Con i fratelli Wasihullah e Amanullah e l’amichetto Sahebullah, quella sera c’erano altri due ragazzini: Asadullah Delsos e Gul Nabi. Il primo, cugino dei due fratelli, “14 anni, aspettava che gli crescessero i baffetti sulle labbra”, mi dicono; l’altro, racconta Qasim Hazrat Khan, “era un ragazzino di 15 anni, la cui famiglia si è trasferita qui da Pachir, nel distretto di Khogyani. Da un po’ di tempo lui faceva il carpentiere a Kabul, ma tornava ogni volta che bisognava lavorare la terra”.

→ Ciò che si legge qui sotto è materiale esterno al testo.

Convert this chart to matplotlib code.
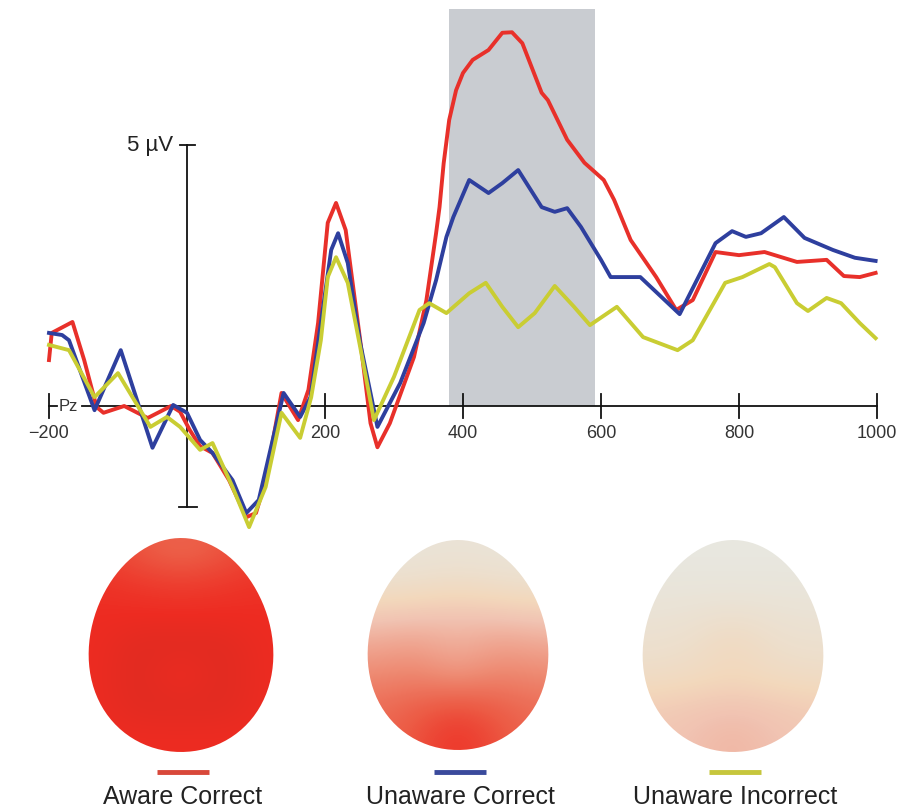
import numpy as np
import matplotlib.pyplot as plt
from matplotlib.colors import LinearSegmentedColormap
from matplotlib.path import Path
from matplotlib.patches import PathPatch

plt.rcParams['font.family'] = ['Liberation Sans', 'DejaVu Sans']

# ERP at Pz, time in ms, amplitude in microvolts
aware_t = [-200, -196, -166, -149, -131, -121, -91, -57, -23, -10, 4, 19, 37, 61, 86, 100, 114, 137, 161, 176,
           190, 204, 216, 230, 251, 266, 276, 294, 329, 347, 361, 366, 372, 380, 390, 400, 414, 437, 457, 471,
           486, 514, 523, 551, 576, 604, 619, 643, 680, 709, 733, 766, 800, 837, 884, 927, 952, 975, 998]
aware_uv = [0.88, 1.40, 1.61, 0.88, -0.02, -0.13, 0.0, -0.23, 0.0, -0.11, -0.46, -0.77, -0.90, -1.42, -2.13, -2.05, -1.42, 0.25, -0.27, 0.31,
            1.59, 3.51, 3.89, 3.37, 1.26, -0.33, -0.79, -0.33, 0.94, 2.03, 3.31, 3.81, 4.65, 5.48, 6.05, 6.38, 6.63, 6.82, 7.15, 7.16,
            6.95, 6.00, 5.86, 5.10, 4.66, 4.33, 3.95, 3.18, 2.47, 1.84, 2.03, 2.95, 2.89, 2.95, 2.76, 2.80, 2.49, 2.47, 2.55]

unaware_t = [-200, -181, -171, -134, -96, -50, -20, 0, 19, 37, 66, 86, 104, 140, 164, 179, 194, 209, 219, 233,
             251, 276, 309, 343, 361, 376, 386, 409, 437, 457, 480, 514, 533, 551, 571, 600, 614, 657, 714, 766,
             790, 810, 832, 865, 895, 936, 968, 998]
unaware_uv = [1.40, 1.36, 1.26, -0.08, 1.07, -0.80, 0.02, -0.13, -0.65, -0.90, -1.42, -2.05, -1.80, 0.25, -0.21, 0.17, 1.59, 2.99, 3.31, 2.74,
              1.21, -0.40, 0.44, 1.59, 2.41, 3.24, 3.62, 4.33, 4.08, 4.27, 4.52, 3.81, 3.72, 3.79, 3.43, 2.80, 2.47, 2.47, 1.76, 3.12,
              3.35, 3.24, 3.31, 3.62, 3.22, 2.99, 2.84, 2.78]

incorrect_t = [-200, -171, -134, -100, -53, -29, -10, 19, 37, 66, 90, 114, 137, 164, 180, 194, 204, 216, 233, 251,
               271, 300, 337, 351, 376, 409, 433, 457, 480, 504, 533, 561, 584, 623, 661, 711, 733, 780, 805, 844,
               852, 884, 900, 927, 948, 975, 998]
incorrect_uv = [1.17, 1.07, 0.17, 0.63, -0.40, -0.21, -0.40, -0.84, -0.71, -1.55, -2.32, -1.55, -0.13, -0.61, 0.17, 1.26, 2.47, 2.85, 2.36, 1.13,
                -0.27, 0.56, 1.84, 1.97, 1.78, 2.16, 2.36, 1.90, 1.51, 1.78, 2.30, 1.90, 1.55, 1.90, 1.32, 1.07, 1.26, 2.36, 2.47, 2.72,
                2.66, 1.97, 1.82, 2.07, 1.97, 1.59, 1.30]

xticks = [-200, 200, 400, 600, 800, 1000]
window = (380, 592)
labels = ["Aware Correct", "Unaware Correct", "Unaware Incorrect"]
colors = ["#e8302a", "#2e3f9e", "#c9cd33"]
bar_colors = ["#d8483a", "#3a4a9c", "#c6c63c"]

# scalp maps, relative amplitude, rows front (top) to back (bottom)
topo_aware = [[0.84, 0.76, 0.70, 0.76, 0.84],
              [0.88, 0.86, 0.84, 0.86, 0.88],
              [0.90, 0.90, 0.90, 0.90, 0.90],
              [0.90, 0.95, 0.95, 0.95, 0.90],
              [0.90, 0.96, 0.88, 0.96, 0.90],
              [0.90, 0.95, 0.95, 0.95, 0.90],
              [0.90, 0.90, 0.90, 0.90, 0.90]]
topo_unaware = [[0.04, 0.04, 0.05, 0.04, 0.04],
                [0.08, 0.10, 0.12, 0.10, 0.08],
                [0.26, 0.28, 0.30, 0.28, 0.26],
                [0.42, 0.46, 0.38, 0.46, 0.42],
                [0.55, 0.58, 0.50, 0.58, 0.55],
                [0.66, 0.72, 0.78, 0.72, 0.66],
                [0.68, 0.78, 0.88, 0.78, 0.68]]
topo_incorrect = [[0.00, 0.00, 0.00, 0.00, 0.00],
                  [0.02, 0.02, 0.02, 0.02, 0.02],
                  [0.05, 0.06, 0.08, 0.06, 0.05],
                  [0.08, 0.09, 0.17, 0.09, 0.08],
                  [0.12, 0.14, 0.18, 0.14, 0.12],
                  [0.24, 0.27, 0.30, 0.27, 0.24],
                  [0.27, 0.31, 0.36, 0.31, 0.27]]

fig = plt.figure(figsize=(9.03, 8.09), dpi=100)

# ERP panel, limits chosen so 0 ms / 0 uV sit where they do in the figure
ax = fig.add_axes([0, 0, 1, 1])
ax.set_xlim(-271.0, 1037.7)
ax.set_ylim(-7.72, 7.778)
ax.axis('off')

ax.axvspan(window[0], window[1], ymin=(0 + 7.72) / 15.498, ymax=(7.6 + 7.72) / 15.498,
           color='#c9ccd1', lw=0, zorder=0)

axis_kw = dict(color='#111111', lw=1.3, zorder=1)
ax.plot([-152, 1000], [0, 0], **axis_kw)
ax.plot([-200, -188], [0, 0], **axis_kw)
for t in xticks:
    ax.plot([t, t], [-0.23, 0.23], **axis_kw)
    ax.text(t, -0.52, str(t).replace('-', '\u2212'), ha='center', va='center',
            fontsize=13, color='#333333', zorder=1)
ax.text(-186, 0.0, "Pz", ha='left', va='center', fontsize=12, color='#333333')

ax.plot([0, 0], [-1.93, 5], **axis_kw)
ax.plot([-10, 11], [5, 5], **axis_kw)
ax.plot([-12, 14], [-1.93, -1.93], **axis_kw)
ax.text(-20, 5.0, "5 \u00b5V", ha='right', va='center', fontsize=16, color='#222222')

ax.plot(aware_t, aware_uv, color=colors[0], lw=2.8, zorder=3, solid_joinstyle='round')
ax.plot(unaware_t, unaware_uv, color=colors[1], lw=2.8, zorder=4, solid_joinstyle='round')
ax.plot(incorrect_t, incorrect_uv, color=colors[2], lw=2.8, zorder=5, solid_joinstyle='round')

# overlay in pixel units for the scalp maps and their labels
ov = fig.add_axes([0, 0, 1, 1])
ov.set_xlim(0, 903)
ov.set_ylim(809, 0)
ov.axis('off')
ov.patch.set_alpha(0)

cmap = LinearSegmentedColormap.from_list('scalp', [
    (0.0, '#e8e7df'), (0.12, '#efdcc6'), (0.18, '#f3d8bc'), (0.3, '#f1c3b2'), (0.55, '#ee8a72'),
    (0.75, '#ec5a44'), (0.9, '#ee2c22'), (1.0, '#d42a20')])

heads = [(181, 645, 92, 107), (458, 645, 90, 105), (733, 646, 90, 106)]
grids = [topo_aware, topo_unaware, topo_incorrect]
tt = np.linspace(0, 2 * np.pi, 200)
for (cx, cy, rx, ry), grid, lab, bc in zip(heads, grids, labels, bar_colors):
    up = np.sin(tt)
    xs = cx + rx * np.cos(tt) * (1 - 0.09 * up)
    ys = cy - ry * up
    clip = PathPatch(Path(np.column_stack([xs, ys])), fc='none', ec='none', transform=ov.transData)
    ov.add_patch(clip)
    im = ov.imshow(np.array(grid), cmap=cmap, vmin=0, vmax=1, interpolation='bicubic',
                   extent=(cx - rx * 1.15, cx + rx * 1.15, cy + ry, cy - ry), aspect='auto', zorder=2)
    im.set_clip_path(clip)
    ov.plot([cx - 24, cx + 28], [772, 772], color=bc, lw=3.5, solid_capstyle='butt')
    ov.text(cx + 2, 804, lab, ha='center', va='baseline', fontsize=18, color='#222222')

ov.set_xlim(0, 903)
ov.set_ylim(809, 0)

fig.savefig('out.png', dpi=100)
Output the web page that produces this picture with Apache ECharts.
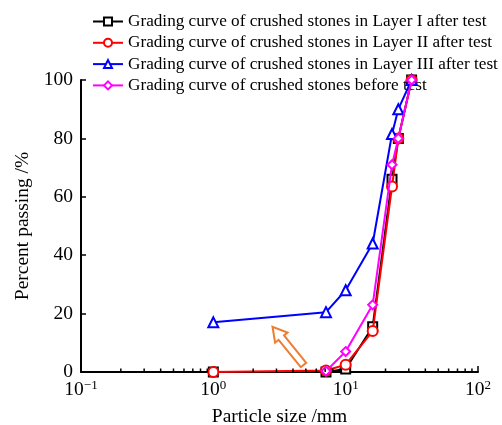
<!DOCTYPE html>
<html><head><meta charset="utf-8">
<script src="https://cdn.jsdelivr.net/npm/echarts@6/dist/echarts.min.js"></script>
<style>html,body{margin:0;padding:0;background:#fff}#c{width:502px;height:425px}</style>
</head><body><div id="c"></div>
<script>
const seriesNames = [
  'Grading curve of crushed stones in Layer I after test',
  'Grading curve of crushed stones in Layer II after test',
  'Grading curve of crushed stones in Layer III after test',
  'Grading curve of crushed stones before test'
];
const sizesAfter = [1, 7.1, 10, 16, 22.4, 25, 31.5];
const sizesBefore = [7.1, 10, 16, 22.4, 25, 31.5];
const layer1 = [0, 0, 1, 15.5, 66, 80, 100];
const layer2 = [0, 0.5, 2.5, 14, 63.5, 80, 100];
const layer3 = [17, 20.5, 28, 44, 81.5, 90, 100];
const before = [0.3, 7, 23, 71, 80, 100];
const yTicks = [0, 20, 40, 60, 80, 100];

const FONT = 'Liberation Serif, Times New Roman, serif';
const colors = ['#000000', '#ff0000', '#0000ff', '#ff00ff'];
const symbols = ['emptyRect', 'emptyCircle', 'emptyTriangle', 'emptyDiamond'];
const symSizes = [9, 10, 10, 9];
const pair = (xs, ys) => xs.map((x, i) => [x, ys[i]]);
const datas = [pair(sizesAfter, layer1), pair(sizesAfter, layer2), pair(sizesAfter, layer3), pair(sizesBefore, before)];

const chart = echarts.init(document.getElementById('c'), null, {renderer: 'canvas'});
const sup = {'-1': '−1', '0': '0', '1': '1', '2': '2'};
chart.setOption({
  animation: false,
  backgroundColor: '#fff',
  textStyle: {fontFamily: FONT},
  legend: {
    orient: 'vertical', left: 87, top: 8, itemGap: 4.3, itemWidth: 30, itemHeight: 10,
    textStyle: {fontFamily: FONT, fontSize: 17.2, color: '#000'},
    data: seriesNames
  },
  grid: {left: 81, right: 24, top: 80, bottom: 53, containLabel: false, outerBoundsMode: 'none'},
  xAxis: {
    type: 'log', logBase: 10, min: 0.1, max: 100,
    name: 'Particle size /mm', nameLocation: 'middle', nameGap: 35,
    nameTextStyle: {fontFamily: FONT, fontSize: 19.5, color: '#000'},
    axisLine: {lineStyle: {color: '#000', width: 2}},
    axisTick: {inside: true, length: 6, lineStyle: {color: '#000', width: 1.5}},
    splitLine: {show: false},
    axisLabel: {
      margin: 7, color: '#000',
      formatter: v => { const e = Math.round(Math.log10(v)); return '{b|10}{s|' + sup[String(e)] + '}'; },
      rich: {
        b: {fontFamily: FONT, fontSize: 19.5, color: '#000'},
        s: {fontFamily: FONT, fontSize: 13, color: '#000', padding: [0, 0, 9, 0]}
      }
    }
  },
  yAxis: {
    type: 'value', min: 0, max: 100, interval: 20,
    name: 'Percent passing /%', nameLocation: 'middle', nameGap: 43,
    nameTextStyle: {fontFamily: FONT, fontSize: 19.5, color: '#000'},
    axisLine: {show: true, lineStyle: {color: '#000', width: 2}},
    axisTick: {show: true, inside: true, length: 5, lineStyle: {color: '#000', width: 1.5}},
    splitLine: {show: false},
    axisLabel: {fontFamily: FONT, fontSize: 19.5, color: '#000', margin: 8}
  },
  series: seriesNames.map((n, i) => ({
    name: n, type: 'line', data: datas[i],
    symbol: symbols[i], symbolSize: symSizes[i],
    lineStyle: {color: colors[i], width: 2},
    itemStyle: {color: colors[i], borderWidth: 2},
    z: 2 + i
  }))
});

// minor ticks on log x axis and orange hollow arrow annotation
const g = [];
const y0 = chart.convertToPixel({yAxisIndex: 0}, 0);
for (let d = -1; d < 2; d++) {
  for (let k = 2; k <= 9; k++) {
    const px = chart.convertToPixel({xAxisIndex: 0}, k * Math.pow(10, d));
    g.push({type: 'line', shape: {x1: px, y1: y0, x2: px, y2: y0 - 3.5}, style: {stroke: '#000', lineWidth: 1.5}, z: 10});
  }
}
const tail = chart.convertToPixel({xAxisIndex: 0, yAxisIndex: 0}, [4.8, 2.4]);
const tip = chart.convertToPixel({xAxisIndex: 0, yAxisIndex: 0}, [2.8, 15.5]);
const dx = tip[0] - tail[0], dy = tip[1] - tail[1];
const L = Math.hypot(dx, dy), ux = dx / L, uy = dy / L, nx = -uy, ny = ux;
const hl = 14, hw = 8, sw = 3.5;
const P = (a, b) => [tail[0] + ux * a + nx * b, tail[1] + uy * a + ny * b];
g.push({
  type: 'polygon', z: 10,
  shape: {points: [P(0, sw), P(L - hl, sw), P(L - hl, hw), P(L, 0), P(L - hl, -hw), P(L - hl, -sw), P(0, -sw)]},
  style: {fill: '#fff', stroke: '#ED7D31', lineWidth: 2}
});
chart.setOption({graphic: g});
</script>
</body></html>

L’attacco delle forze Isaf-Nato
La sera di venerdì 4 ottobre, sul piazzale aperto alle spalle della casa di Qasim Hazrat Khan c’erano tre ragazzini sui 15 anni, un ragazzo di 21 e un bambino di 10. Avevano passato la serata “a sparare agli uccelli con dei badì (fucili da caccia, ndr). Da queste parti è normale, lo abbiamo sempre fatto. Non erano mica degli yaghì (ribelli, ndr) i miei ragazzi”. Poi, improvvisamente, gli spari dall’alto, ricorda Qasim Hazrat Khan. “Erano le 21.40-22 quando ho sentito la prima di tre lunghe sequenze di spari. Stavo dormendo e mi sono alzato. Sono seguiti dei minuti di silenzio. Sono salito sul tetto per vedere meglio. Ho visto almeno due elicotteri e, più in lontananza, gli aerei senza pilota. Poi c’è stata una seconda sequenza di spari. I bambini hanno cominciato a piangere. Ho spinto dentro quelli che erano saliti sul tetto. Sono risalito. Vedevo solo le luci rosse sul terreno sotto casa”.